* [Raw data]:
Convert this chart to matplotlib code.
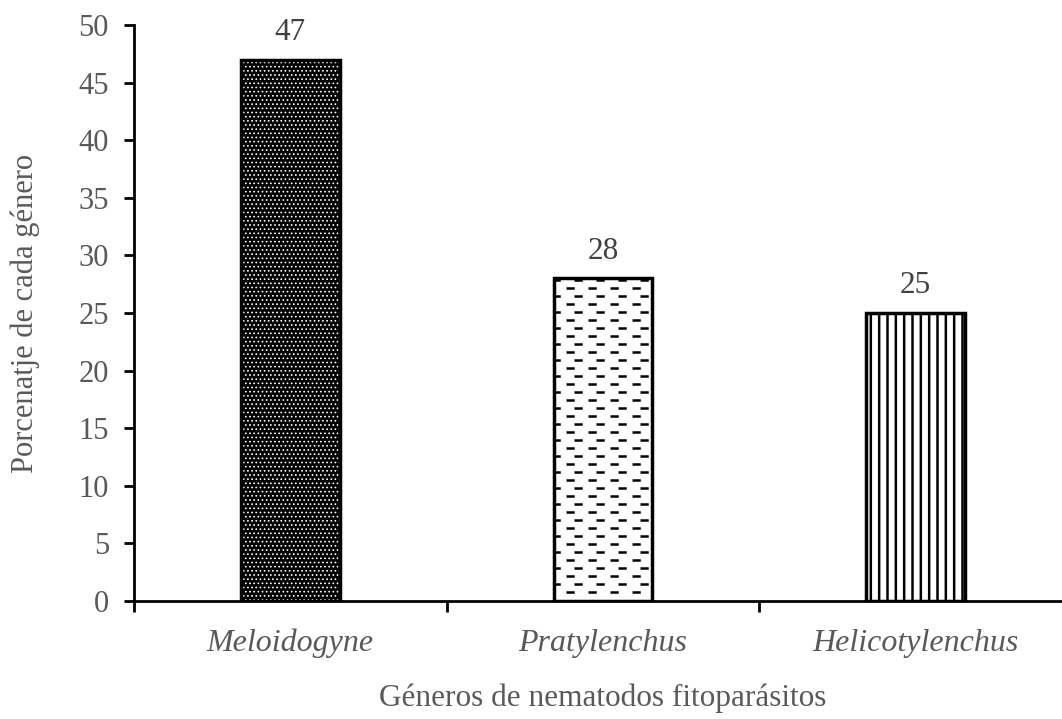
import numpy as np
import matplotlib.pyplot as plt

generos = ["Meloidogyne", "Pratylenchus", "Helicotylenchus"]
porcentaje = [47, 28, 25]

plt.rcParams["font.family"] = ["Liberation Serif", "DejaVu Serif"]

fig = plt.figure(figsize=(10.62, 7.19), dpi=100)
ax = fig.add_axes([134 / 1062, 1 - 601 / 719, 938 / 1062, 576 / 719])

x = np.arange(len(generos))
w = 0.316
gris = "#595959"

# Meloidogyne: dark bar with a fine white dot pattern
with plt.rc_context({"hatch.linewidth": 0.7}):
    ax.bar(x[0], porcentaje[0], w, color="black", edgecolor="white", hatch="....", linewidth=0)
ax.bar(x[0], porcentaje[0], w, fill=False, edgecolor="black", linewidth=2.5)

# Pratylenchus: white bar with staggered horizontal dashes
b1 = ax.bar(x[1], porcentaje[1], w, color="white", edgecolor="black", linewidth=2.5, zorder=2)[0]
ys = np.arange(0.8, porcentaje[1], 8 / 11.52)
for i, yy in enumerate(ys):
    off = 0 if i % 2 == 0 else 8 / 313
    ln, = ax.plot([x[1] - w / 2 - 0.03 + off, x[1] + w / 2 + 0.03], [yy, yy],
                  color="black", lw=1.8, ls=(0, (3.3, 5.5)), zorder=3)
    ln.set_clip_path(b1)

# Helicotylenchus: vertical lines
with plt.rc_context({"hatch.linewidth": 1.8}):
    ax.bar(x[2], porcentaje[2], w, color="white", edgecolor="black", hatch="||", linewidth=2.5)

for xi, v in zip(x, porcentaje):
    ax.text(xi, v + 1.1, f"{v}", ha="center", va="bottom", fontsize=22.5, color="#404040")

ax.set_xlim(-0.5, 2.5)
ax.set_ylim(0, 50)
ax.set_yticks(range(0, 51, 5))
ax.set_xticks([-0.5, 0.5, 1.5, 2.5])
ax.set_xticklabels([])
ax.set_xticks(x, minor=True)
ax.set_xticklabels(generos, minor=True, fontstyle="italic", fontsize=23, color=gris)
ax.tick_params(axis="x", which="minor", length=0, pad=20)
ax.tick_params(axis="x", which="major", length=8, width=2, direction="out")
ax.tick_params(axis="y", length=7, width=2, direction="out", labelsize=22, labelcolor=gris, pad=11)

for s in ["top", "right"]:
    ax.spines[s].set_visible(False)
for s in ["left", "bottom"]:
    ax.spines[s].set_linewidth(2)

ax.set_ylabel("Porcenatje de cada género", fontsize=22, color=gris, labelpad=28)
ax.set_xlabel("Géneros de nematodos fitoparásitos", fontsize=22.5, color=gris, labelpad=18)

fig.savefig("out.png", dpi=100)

* [Directions]: Give the material again exactly as it is, but keep the pictures out.

* [In response]:
Convert this chart to matplotlib code.
import numpy as np
import matplotlib.pyplot as plt

generos = ["Meloidogyne", "Pratylenchus", "Helicotylenchus"]
porcentaje = [47, 28, 25]

plt.rcParams["font.family"] = ["Liberation Serif", "DejaVu Serif"]

fig = plt.figure(figsize=(10.62, 7.19), dpi=100)
ax = fig.add_axes([134 / 1062, 1 - 601 / 719, 938 / 1062, 576 / 719])

x = np.arange(len(generos))
w = 0.316
gris = "#595959"

# Meloidogyne: dark bar with a fine white dot pattern
with plt.rc_context({"hatch.linewidth": 0.7}):
    ax.bar(x[0], porcentaje[0], w, color="black", edgecolor="white", hatch="....", linewidth=0)
ax.bar(x[0], porcentaje[0], w, fill=False, edgecolor="black", linewidth=2.5)

# Pratylenchus: white bar with staggered horizontal dashes
b1 = ax.bar(x[1], porcentaje[1], w, color="white", edgecolor="black", linewidth=2.5, zorder=2)[0]
ys = np.arange(0.8, porcentaje[1], 8 / 11.52)
for i, yy in enumerate(ys):
    off = 0 if i % 2 == 0 else 8 / 313
    ln, = ax.plot([x[1] - w / 2 - 0.03 + off, x[1] + w / 2 + 0.03], [yy, yy],
                  color="black", lw=1.8, ls=(0, (3.3, 5.5)), zorder=3)
    ln.set_clip_path(b1)

# Helicotylenchus: vertical lines
with plt.rc_context({"hatch.linewidth": 1.8}):
    ax.bar(x[2], porcentaje[2], w, color="white", edgecolor="black", hatch="||", linewidth=2.5)

for xi, v in zip(x, porcentaje):
    ax.text(xi, v + 1.1, f"{v}", ha="center", va="bottom", fontsize=22.5, color="#404040")

ax.set_xlim(-0.5, 2.5)
ax.set_ylim(0, 50)
ax.set_yticks(range(0, 51, 5))
ax.set_xticks([-0.5, 0.5, 1.5, 2.5])
ax.set_xticklabels([])
ax.set_xticks(x, minor=True)
ax.set_xticklabels(generos, minor=True, fontstyle="italic", fontsize=23, color=gris)
ax.tick_params(axis="x", which="minor", length=0, pad=20)
ax.tick_params(axis="x", which="major", length=8, width=2, direction="out")
ax.tick_params(axis="y", length=7, width=2, direction="out", labelsize=22, labelcolor=gris, pad=11)

for s in ["top", "right"]:
    ax.spines[s].set_visible(False)
for s in ["left", "bottom"]:
    ax.spines[s].set_linewidth(2)

ax.set_ylabel("Porcenatje de cada género", fontsize=22, color=gris, labelpad=28)
ax.set_xlabel("Géneros de nematodos fitoparásitos", fontsize=22.5, color=gris, labelpad=18)

fig.savefig("out.png", dpi=100)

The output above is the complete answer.